I think .avif sounds preferrable since it is single frames able to play animations using the same library as av01. I am curious how much CPU usage it needs for a just a few frames. A Pentium 1 might not be able to play it easily, but I imagine a dual core Intel E6400 wouldn't have much of an issue, even if it is 20 years old.
Yeah, basically the only reason I suggested older support was because it was just a couple frames (maybe 5 tops), as opposed to something that uses hundreds or thousands of frames.
It's neat how the offset affects focal point. To my eye they look best when the main object is kept fairly stationary, and the further away you are the faster the wiggle speed should be.
The first couple of examples were good but later examples were not so impressive. I think the later examples suffered from having too little of perspective change between frames and too much of subject movement -- which defeats the illusion of 3d from a "static" image.
Ideal one would have a left-to-right pan betweem the two clicks ..roughly matching the perspective shift between left eye and right eye ..while the subject stays static.
Just works with depth hinting no actual stereo information.
(The original defaulted to “past 24 hours” for me, which didn’t show anything.)
It looks like a useless feature on the moment because what you want is the nice framing you are trying to capture, but it happens to become an incredible feature years later when a long press on your photo makes your then baby smile and laugh.
It's a best of both world implementation because unlike just capturing a video, you still get your high quality, stabilized and sharp picture of the picture you capture PLUS the video.
I read that they used artisanal code(!) - did they write a new image hashing algo, or use an established one?
(Yes, I find silly and immature stuff amusing.)
It's really a completely different effect to just stitching a few different photos together.
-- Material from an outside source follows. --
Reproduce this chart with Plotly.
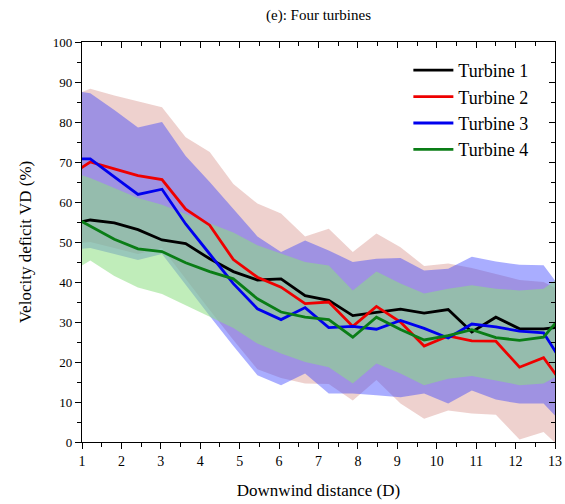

[1] https://fstoppers.com/film/worst-camera-ive-ever-loved-nishi...
[0]: https://www.reddit.com/r/wigglegrams/top/?screen_view_count=...
(super cool all around, thanks for sharing)
Basically it's multiple lenses next to each other, each capturing a small slice on the 35mm film. Every lens has it's own shutter, which is triggered at exactly the same time.
This wasn't too involved and quite cheap to implement with analog tech in the 80s/90s, but if you want to do the same thing with digital there's quite a bit more to consider. Here's a cool video of someone building a digital stereo camera: https://www.youtube.com/watch?v=_aofxbH0elo
The hard part with digital boils down to: Cheap camera modules are hard to calibrate to the same parameters and sometimes impossible to set focus, so pictures look the same. And taking pictures takes quite a bit of processing power, so if you want to take 4 pictures at once it gets a bit tricky with just a cheap raspberry or similar.
This is one option, trading ease of use and low cost for lower picture quality and less light.
*ouch, I feel old
[0] "In 1878–1879, Muybridge made dozens of studies of foreshortenings of horses and athletes with five cameras capturing the same moment from different positions." via https://en.wikipedia.org/wiki/Bullet_time
These days you can just capture video and make a 4d Gaussian splat
Inside of every old man, is a young man, going ”What the hell just happened?”.